>> begin

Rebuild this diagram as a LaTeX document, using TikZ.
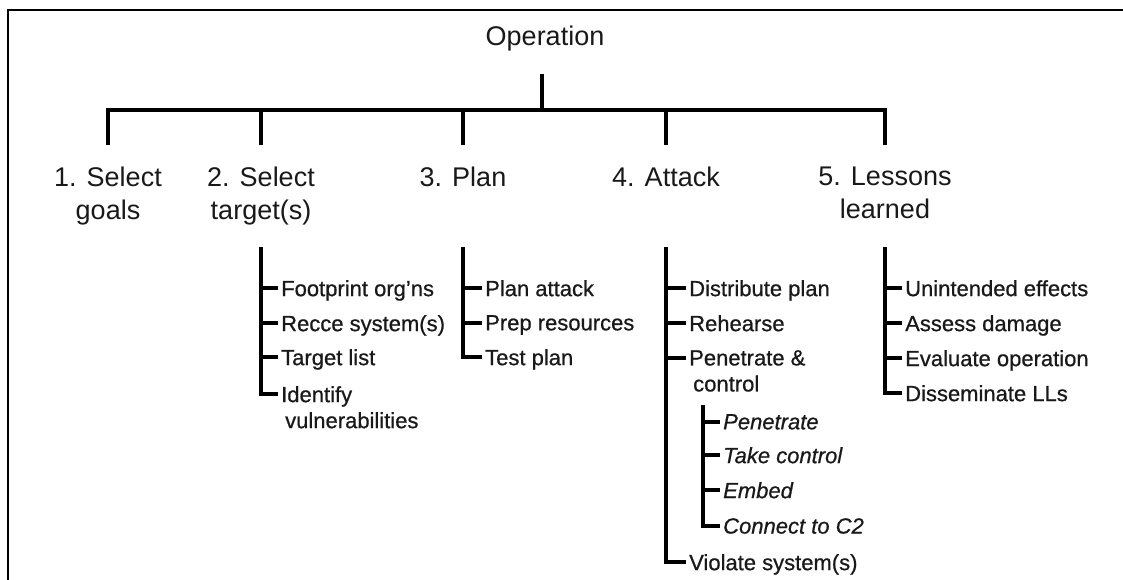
\documentclass[tikz,border=0pt]{standalone}
\usepackage{fontspec}
\setmainfont{Liberation Sans}
\newfontfamily\itemfont[FakeBold=0.7]{Liberation Sans}
\usetikzlibrary{calc}
\begin{document}
\begin{tikzpicture}[x=1pt,y=-1pt,
  toptxt/.style={font=\fontsize{27}{33}\selectfont, inner sep=0pt, align=center, text=black!90},
  item/.style={font=\itemfont\fontsize{22}{26}\selectfont, inner sep=0pt, anchor=north west, align=left, text=black!90},
  subitem/.style={item, font=\itemfont\fontsize{22}{26}\selectfont\itshape},
  barline/.style={line width=3.8pt},
  branch/.style={line width=3.6pt},
  tickline/.style={line width=3.2pt},
  frameline/.style={line width=2.6pt}]
\useasboundingbox (0,0) rectangle (1123,579);
\draw[frameline] (8,590) -- (8,10) -- (1135,10);

% root
\node[toptxt, anchor=base] (op) at (545,45) {Operation};
% level 1
\node[toptxt, anchor=north] (g1) at (108,167) {1. Select\\goals};
\node[toptxt, anchor=north] (g2) at (261,167) {2. Select\\target(s)};
\node[toptxt, anchor=north] (g3) at (463,167) {3. Plan};
\node[toptxt, anchor=north] (g4) at (666,167) {4. Attack};
\node[toptxt, anchor=north] (g5) at (885,167) {5. Lessons\\learned};

\coordinate (optop) at ($(op.base)+(-3,29)$);
\coordinate (bar) at ($(op.base)+(-3,65)$);
\foreach \i in {1,...,5} {
  \coordinate (c\i) at ($(g\i.north)+(0,-22)$);
  \coordinate (b\i) at ($(g\i.north)+(0,80)$);
}
\draw[barline] (optop) -- (bar);
\draw[barline] (c1) -- (c1 |- bar) -- (c5 |- bar) -- (c5);
\draw[barline] (c2) -- (c2 |- bar);
\draw[barline] (c3) -- (c3 |- bar);
\draw[barline] (c4) -- (c4 |- bar);

% select target(s)
\node[item] (t1) at (281,280) {Footprint org’ns};
\node[item] (t2) at (281,315) {Recce system(s)};
\node[item] (t3) at (281,349) {Target list};
\node[item] (t4) at (281,386) {Identify\\\hspace*{4pt}vulnerabilities};
% plan
\node[item] (p1) at (485,280) {Plan attack};
\node[item] (p2) at (485,315) {Prep resources};
\node[item] (p3) at (485,349) {Test plan};
% attack
\node[item] (a1) at (689,280) {Distribute plan};
\node[item] (a2) at (689,315) {Rehearse};
\node[item] (a3) at (689,350) {Penetrate \&\\\hspace*{4pt}control};
\node[item] (a4) at (689,554) {Violate system(s)};
\node[subitem] (s1) at (723,414) {Penetrate};
\node[subitem] (s2) at (723,447) {Take control};
\node[subitem] (s3) at (723,482) {Embed};
\node[subitem] (s4) at (723,518) {Connect to C2};
% lessons
\node[item] (l1) at (905,280) {Unintended effects};
\node[item] (l2) at (905,315) {Assess damage};
\node[item] (l3) at (905,350) {Evaluate operation};
\node[item] (l4) at (905,385) {Disseminate LLs};

% tick end coordinates
\foreach \n in {t1,t2,t3,t4,p1,p2,p3,a1,a2,a3,a4,s1,s2,s3,s4,l1,l2,l3,l4} {
  \coordinate (e\n) at ($(\n.north west)+(-3,8)$);
}
\coordinate (sb) at ($(s1.north west)+(-20,-9)$);

% branches
\draw[branch] (b2) -- (b2 |- et4) -- (et4);
\foreach \n in {t1,t2,t3} \draw[tickline] (b2 |- e\n) -- (e\n);

\draw[branch] (b3) -- (b3 |- ep3) -- (ep3);
\foreach \n in {p1,p2} \draw[tickline] (b3 |- e\n) -- (e\n);

\draw[branch] (b4) -- (b4 |- ea4) -- (ea4);
\foreach \n in {a1,a2,a3} \draw[tickline] (b4 |- e\n) -- (e\n);

\draw[tickline] (sb) -- (sb |- es4) -- (es4);
\foreach \n in {s1,s2,s3} \draw[tickline] (sb |- e\n) -- (e\n);

\draw[branch] (b5) -- (b5 |- el4) -- (el4);
\foreach \n in {l1,l2,l3} \draw[tickline] (b5 |- e\n) -- (e\n);
\end{tikzpicture}
\end{document}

>> end

* What to do: Only lines belong in the copy: transcribe those from the start of the data through the line that contains "(c4 |- bar);", and skip the pictures.

* Answer below:
Rebuild this diagram as a LaTeX document, using TikZ.
\documentclass[tikz,border=0pt]{standalone}
\usepackage{fontspec}
\setmainfont{Liberation Sans}
\newfontfamily\itemfont[FakeBold=0.7]{Liberation Sans}
\usetikzlibrary{calc}
\begin{document}
\begin{tikzpicture}[x=1pt,y=-1pt,
  toptxt/.style={font=\fontsize{27}{33}\selectfont, inner sep=0pt, align=center, text=black!90},
  item/.style={font=\itemfont\fontsize{22}{26}\selectfont, inner sep=0pt, anchor=north west, align=left, text=black!90},
  subitem/.style={item, font=\itemfont\fontsize{22}{26}\selectfont\itshape},
  barline/.style={line width=3.8pt},
  branch/.style={line width=3.6pt},
  tickline/.style={line width=3.2pt},
  frameline/.style={line width=2.6pt}]
\useasboundingbox (0,0) rectangle (1123,579);
\draw[frameline] (8,590) -- (8,10) -- (1135,10);

% root
\node[toptxt, anchor=base] (op) at (545,45) {Operation};
% level 1
\node[toptxt, anchor=north] (g1) at (108,167) {1. Select\\goals};
\node[toptxt, anchor=north] (g2) at (261,167) {2. Select\\target(s)};
\node[toptxt, anchor=north] (g3) at (463,167) {3. Plan};
\node[toptxt, anchor=north] (g4) at (666,167) {4. Attack};
\node[toptxt, anchor=north] (g5) at (885,167) {5. Lessons\\learned};

\coordinate (optop) at ($(op.base)+(-3,29)$);
\coordinate (bar) at ($(op.base)+(-3,65)$);
\foreach \i in {1,...,5} {
  \coordinate (c\i) at ($(g\i.north)+(0,-22)$);
  \coordinate (b\i) at ($(g\i.north)+(0,80)$);
}
\draw[barline] (optop) -- (bar);
\draw[barline] (c1) -- (c1 |- bar) -- (c5 |- bar) -- (c5);
\draw[barline] (c2) -- (c2 |- bar);
\draw[barline] (c3) -- (c3 |- bar);
\draw[barline] (c4) -- (c4 |- bar);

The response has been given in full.